Geçen beş yıl süresince yüz seksene yakın toplantı gerçekleştiren ve yine bu süre içinde yüz kırka yakın yazar ağırlayan Toplulukta, sadece yazar ve eseri değerlendirilmiyor. Misafir yazar olmadığı toplantılarda üyeler, önceden belirlenen bir konu üzerinde görüşüyor, tartışıyor. Bazen de üyeler, yine belirlenen bir konuda hikâye, deneme, mektup gibi edebî türlerde kendi çalışmalarını okuyorlar.

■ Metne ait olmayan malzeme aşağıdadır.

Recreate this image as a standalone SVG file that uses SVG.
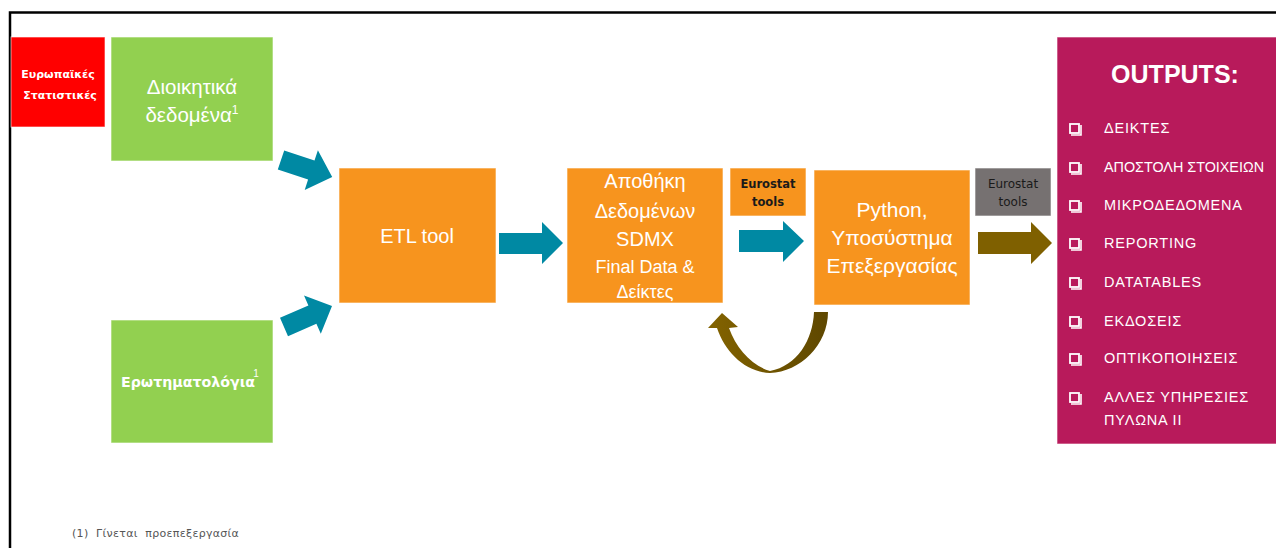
<svg xmlns="http://www.w3.org/2000/svg" width="1276" height="548" viewBox="0 0 1276 548">
<defs>
<style>
.box{stroke:#ffffff;stroke-opacity:0.6;stroke-width:1}
.orange{fill:#F7941E}
.green{fill:#92D050}
.wt{fill:#ffffff;font-family:"Liberation Sans",Arial,sans-serif;text-anchor:middle}
.dj{font-family:"DejaVu Sans",Verdana,sans-serif}
.teal{fill:#0089A3}
.li{fill:#ffffff;font-family:"Liberation Sans",Arial,sans-serif;font-size:14.5px;letter-spacing:0.8px}
.cb{fill:none;stroke:#ffffff;stroke-width:1.8}
</style>
<linearGradient id="ug" x1="0" y1="0" x2="1" y2="0">
<stop offset="0" stop-color="#836300"/>
<stop offset="1" stop-color="#5E4700"/>
</linearGradient>
</defs>
<rect x="0" y="0" width="1276" height="548" fill="#ffffff"/>
<path d="M10,548 L10,12.5 L1276,12.5" fill="none" stroke="#000000" stroke-width="2.5"/>

<g id="node-eurostats">
<rect class="box" x="11" y="37" width="94" height="90" fill="#FF0000"/>
<text class="wt dj" font-size="11" font-weight="bold" x="58" y="78">Ευρωπαϊκές</text>
<text class="wt dj" font-size="11" font-weight="bold" x="60" y="99">Στατιστικές</text>
</g>

<g id="node-admin">
<rect class="box green" x="111" y="37" width="162" height="124"/>
<text class="wt" font-size="20.5" x="192" y="94">Διοικητικά</text>
<text class="wt" font-size="20.5" x="192" y="122">δεδομένα<tspan font-size="12" dy="-8">1</tspan></text>
</g>

<g id="node-quest">
<rect class="box green" x="111" y="320" width="162" height="123"/>
<text class="wt dj" font-size="14.2" font-weight="bold" x="188" y="387">Ερωτηματολόγια</text>
<text class="wt" font-size="10" x="256" y="377">1</text>
</g>

<g id="node-etl">
<rect class="box orange" x="339" y="168" width="157" height="135"/>
<text class="wt" font-size="20" x="417" y="243">ETL tool</text>
</g>

<g id="node-store">
<rect class="box orange" x="567" y="168" width="156" height="135"/>
<text class="wt" font-size="20" x="645" y="188">Αποθήκη</text>
<text class="wt" font-size="20" x="645" y="218">Δεδομένων</text>
<text class="wt" font-size="20" x="645" y="246">SDMX</text>
<text class="wt" font-size="18" x="645" y="273">Final Data &amp;</text>
<text class="wt" font-size="18" x="645" y="298">Δείκτες</text>
</g>

<g id="node-eurostat1">
<rect class="box orange" x="730" y="168" width="76" height="48"/>
<text class="dj" font-size="11.5" font-weight="bold" fill="#1a1a1a" text-anchor="middle" x="768" y="188">Eurostat</text>
<text class="dj" font-size="11.5" font-weight="bold" fill="#1a1a1a" text-anchor="middle" x="768" y="206">tools</text>
</g>

<g id="node-python">
<rect class="box orange" x="814" y="170" width="156" height="135"/>
<text class="wt" font-size="21" x="892" y="217">Python,</text>
<text class="wt" font-size="21" x="892" y="245">Υποσύστημα</text>
<text class="wt" font-size="21" x="892" y="273">Επεξεργασίας</text>
</g>

<g id="node-eurostat2">
<rect class="box" x="975" y="168" width="76" height="48" fill="#767171"/>
<text class="dj" font-size="12" fill="#1a1a1a" text-anchor="middle" x="1013" y="188">Eurostat</text>
<text class="dj" font-size="12" fill="#1a1a1a" text-anchor="middle" x="1013" y="206">tools</text>
</g>

<g id="node-outputs">
<rect class="box" x="1057" y="37" width="240" height="407" fill="#B81A5B"/>
<text x="1175" y="83" fill="#ffffff" font-family="Liberation Sans, Arial, sans-serif" font-size="25" font-weight="bold" text-anchor="middle">OUTPUTS:</text>
<g id="checkboxes">
<rect class="cb" x="1070" y="124" width="9" height="9"/><path d="M1081,125 V135 H1071" fill="none" stroke="#ffffff" stroke-width="1.6"/>
<rect class="cb" x="1070" y="163" width="9" height="9"/><path d="M1081,164 V174 H1071" fill="none" stroke="#ffffff" stroke-width="1.6"/>
<rect class="cb" x="1070" y="201" width="9" height="9"/><path d="M1081,202 V212 H1071" fill="none" stroke="#ffffff" stroke-width="1.6"/>
<rect class="cb" x="1070" y="239" width="9" height="9"/><path d="M1081,240 V250 H1071" fill="none" stroke="#ffffff" stroke-width="1.6"/>
<rect class="cb" x="1070" y="278" width="9" height="9"/><path d="M1081,279 V289 H1071" fill="none" stroke="#ffffff" stroke-width="1.6"/>
<rect class="cb" x="1070" y="317" width="9" height="9"/><path d="M1081,318 V328 H1071" fill="none" stroke="#ffffff" stroke-width="1.6"/>
<rect class="cb" x="1070" y="354" width="9" height="9"/><path d="M1081,355 V365 H1071" fill="none" stroke="#ffffff" stroke-width="1.6"/>
<rect class="cb" x="1070" y="393" width="9" height="9"/><path d="M1081,394 V404 H1071" fill="none" stroke="#ffffff" stroke-width="1.6"/>
</g>
<text class="li" x="1104" y="133">ΔΕΙΚΤΕΣ</text>
<text x="1104" y="172" fill="#ffffff" font-family="Liberation Sans, Arial, sans-serif" font-size="14.5" textLength="160" lengthAdjust="spacingAndGlyphs">ΑΠΟΣΤΟΛΗ ΣΤΟΙΧΕΙΩΝ</text>
<text class="li" x="1104" y="210">ΜΙΚΡΟΔΕΔΟΜΕΝΑ</text>
<text class="li" x="1104" y="248">REPORTING</text>
<text class="li" x="1104" y="287">DATATABLES</text>
<text class="li" x="1104" y="326">ΕΚΔΟΣΕΙΣ</text>
<text class="li" x="1104" y="363">ΟΠΤΙΚΟΠΟΙΗΣΕΙΣ</text>
<text class="li" x="1104" y="402">ΑΛΛΕΣ ΥΠΗΡΕΣΙΕΣ</text>
<text class="li" x="1104" y="425">ΠΥΛΩΝΑ ΙΙ</text>
</g>

<g id="connectors">
<polygon class="teal" points="284.2,150.5 314.5,160.6 317.9,150.2 332.2,177.1 304.7,190.0 308.1,179.6 277.8,169.5"/>
<polygon class="teal" points="280,317.8 308.4,305.4 304,295.4 332,306 320.8,333.8 316.4,323.8 288,336.2"/>
<polygon class="teal" points="499,233 542,233 542,222 563,243 542,264 542,254 499,254"/>
<polygon class="teal" points="739,230 783,230 783,221 804,241 783,262 783,252 739,252"/>
<polygon fill="#7F6000" points="978,232 1031,232 1031,222 1052,243 1031,264 1031,254 978,254"/>
<path fill="url(#ug)" d="M828,312 L814,312 C813,340 797,366 770,371 C752,366 736,348 729,328 L738,327 L722,313 L708,328 L717,328 C725,352 745,372 770,373 C800,372 828,345 828,312 Z"/>
</g>

<text x="72" y="537" fill="#555555" font-family="DejaVu Sans, Verdana, sans-serif" font-size="11" letter-spacing="0.3" xml:space="preserve">(1)  Γίνεται  προεπεξεργασία</text>
</svg>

Hafta içi olmasına rağmen üyelerinin çeşitli fedakârlıklarla ve takdire şayan bir sorumlulukla iştirak ettiği Kuşlukta Yazarlar Topluluğu, edebiyatın her türünde, bir emek sarf edilerek ortaya konulmuş eserler üzerinde, bir nevi “otopsi” titizliğiyle durarak hem o eserin ilk baskısı ya da daha sonraki baskıları için yazara tavsiyelerde bulunuyor hem de sohbet ortamında gerçekleşen bu görüşmeler sayesinde, edebiyat dostları arasındaki bağlılığı ve içtenliği pekiştiriyor. (Topluluğun web sitesi adresi: www.kusluktayazarlar.com)
***
Türk Ocakları Sanat Edebiyat Kurulunun bünyesinde başlayıp altı yıldan bu yana aksamaksızın süregelen ikinci önemli faaliyet de Sinemasalı… Adından da anlaşılacağı gibi, sinema sanatına gönül verenlerin ön ayak olduğu bir faaliyet… Sinemasalı adının diğer esprisi ise, faaliyetin salı akşamları gerçekleşmesi…

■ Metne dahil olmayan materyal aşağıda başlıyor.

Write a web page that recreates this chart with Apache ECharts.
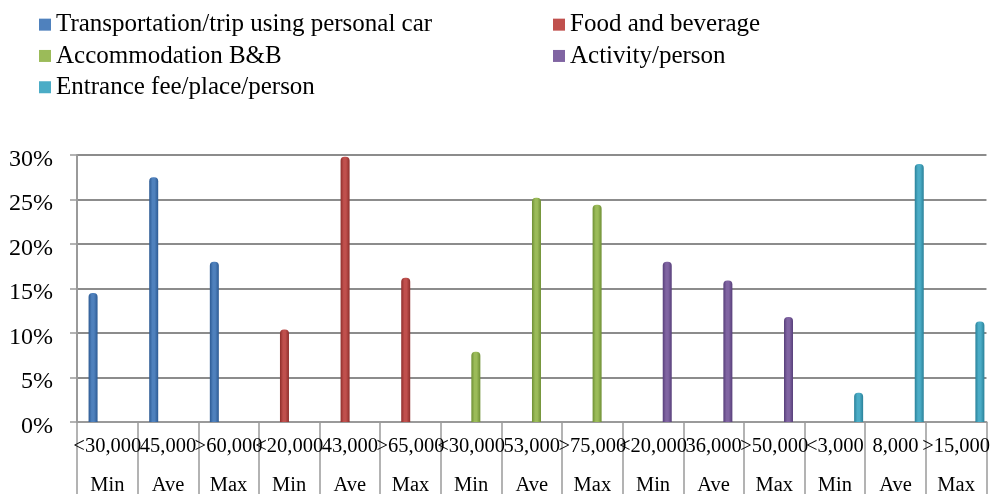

Biraz da altı yıl önce Ahmet Kömeçoğlu’nun öncülüğünde başlayan ve yine onun gayretleriyle devam eden bu faaliyetin özelliklerinden bahsedeyim. Haftada bir, salı akşamları, 6.30’da, -hâlihazırda- Türkiye Yazarlar Birliğinin merkez binasındaki bir salonda sinema gönüllüleri bir araya geliyor. İstisnasız herkese açık olan faaliyet çerçevesinde, önce, sinema tarihinin ve sanatının önemli örneklerinden seçilmiş bir film gösteriliyor; daha sonrasında misafirler, film hakkındaki görüşlerini ve düşüncelerini dile getiriyorlar. Bir sohbet havasında geçen bu yorumlama ve değerlendirme sürecine herkesin birer cümleyle de olsa iştirak etmesi, hem bilgilendirici oluyor hem de farklı bakış açıları sağlıyor.

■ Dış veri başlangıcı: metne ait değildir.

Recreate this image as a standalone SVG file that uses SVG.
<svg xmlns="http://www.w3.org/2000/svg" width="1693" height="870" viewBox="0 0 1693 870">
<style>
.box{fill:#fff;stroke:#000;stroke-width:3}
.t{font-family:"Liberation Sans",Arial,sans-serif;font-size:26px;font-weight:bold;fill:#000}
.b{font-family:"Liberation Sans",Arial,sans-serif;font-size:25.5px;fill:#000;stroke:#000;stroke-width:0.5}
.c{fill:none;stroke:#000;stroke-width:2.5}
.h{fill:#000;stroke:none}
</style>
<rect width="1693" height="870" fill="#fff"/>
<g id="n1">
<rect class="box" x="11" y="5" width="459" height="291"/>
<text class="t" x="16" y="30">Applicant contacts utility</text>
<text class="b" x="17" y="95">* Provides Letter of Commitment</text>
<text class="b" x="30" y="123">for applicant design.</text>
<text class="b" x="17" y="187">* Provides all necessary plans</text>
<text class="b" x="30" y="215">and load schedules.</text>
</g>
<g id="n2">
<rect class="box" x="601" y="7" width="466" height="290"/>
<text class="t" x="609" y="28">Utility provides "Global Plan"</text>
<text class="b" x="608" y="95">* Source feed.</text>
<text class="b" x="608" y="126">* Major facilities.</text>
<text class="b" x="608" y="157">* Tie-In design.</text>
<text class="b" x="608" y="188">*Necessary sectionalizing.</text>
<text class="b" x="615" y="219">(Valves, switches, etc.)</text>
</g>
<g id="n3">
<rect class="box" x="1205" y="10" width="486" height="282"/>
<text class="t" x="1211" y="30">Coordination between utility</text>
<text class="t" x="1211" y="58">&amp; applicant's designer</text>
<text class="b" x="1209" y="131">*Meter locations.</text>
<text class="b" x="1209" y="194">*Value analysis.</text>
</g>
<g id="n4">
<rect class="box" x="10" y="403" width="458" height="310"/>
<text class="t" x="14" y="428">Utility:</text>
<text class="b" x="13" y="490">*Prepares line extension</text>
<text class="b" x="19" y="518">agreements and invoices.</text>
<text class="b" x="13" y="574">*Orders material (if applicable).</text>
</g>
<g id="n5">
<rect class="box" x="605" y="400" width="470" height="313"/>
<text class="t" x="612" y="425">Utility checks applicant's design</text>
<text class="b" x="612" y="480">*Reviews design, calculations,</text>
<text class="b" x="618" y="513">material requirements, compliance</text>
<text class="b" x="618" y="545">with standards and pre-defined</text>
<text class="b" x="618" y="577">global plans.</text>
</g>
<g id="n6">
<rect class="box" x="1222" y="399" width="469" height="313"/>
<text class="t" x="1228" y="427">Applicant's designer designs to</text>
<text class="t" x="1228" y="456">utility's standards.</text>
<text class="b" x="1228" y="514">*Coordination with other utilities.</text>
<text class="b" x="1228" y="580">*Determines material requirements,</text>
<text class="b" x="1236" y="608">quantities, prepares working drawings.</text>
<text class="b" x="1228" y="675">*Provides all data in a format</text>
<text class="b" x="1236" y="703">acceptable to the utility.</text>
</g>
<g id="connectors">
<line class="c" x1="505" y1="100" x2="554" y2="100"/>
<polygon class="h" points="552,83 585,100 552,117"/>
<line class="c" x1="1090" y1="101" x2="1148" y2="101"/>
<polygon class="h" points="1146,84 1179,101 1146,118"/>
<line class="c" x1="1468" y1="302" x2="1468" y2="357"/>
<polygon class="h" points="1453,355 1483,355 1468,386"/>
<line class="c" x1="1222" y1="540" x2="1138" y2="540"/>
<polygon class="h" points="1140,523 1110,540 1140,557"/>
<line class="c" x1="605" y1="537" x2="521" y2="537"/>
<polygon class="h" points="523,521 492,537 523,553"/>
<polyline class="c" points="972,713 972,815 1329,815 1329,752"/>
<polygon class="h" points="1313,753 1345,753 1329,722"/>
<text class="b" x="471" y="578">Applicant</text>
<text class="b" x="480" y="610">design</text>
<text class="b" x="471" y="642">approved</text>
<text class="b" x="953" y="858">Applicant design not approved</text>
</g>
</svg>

Gösterilen filmlerin seçiminde, Sinemasalı yöneticilerinin önceden belirlediği konular-temalar doğrultusunda hareket ediliyor. Aylık programda, her hafta belli formatlarda, türlerde filmler gösteriliyor. Bir hafta belgesel, diğer hafta kısa film, bir diğer hafta Türk dünyasından bir örnek, bir başka hafta Avrupa sineması, yerli film… Yani sinema sanatının her türünden ve her ülkeden ve tabii ki nitelikli ve iz bırakan filmler programa alınıyor. (Sinemasalı’nın web site adresi: www.sinemasali.com)
***
Her ikisi de hem hedef ve gayeleri itibariyle hem de uzun süredir devam etmeleri sebebiyle, belki de “tek” sayılabilecek bu faaliyetlerin daha da uzun soluklu olması ve tesir alanının daha da genişlemesi için, Ankara’da yaşayan kitap ve sinema severlerin ilgisi, beğenisi ve desteği gerekiyor. Hiçbir maddi çıkar beklemeksizin, vakitlerinden feragat ederek bu faaliyetleri devam ettirenler kadar, yine hiçbir masrafa girmeksizin bu faaliyetlere iştirak edebilecek kişilerin de bu hususta sorumluluk üstlenmeleri gerektiğini vurgularsak, acaba çok mu şey istemiş oluruz?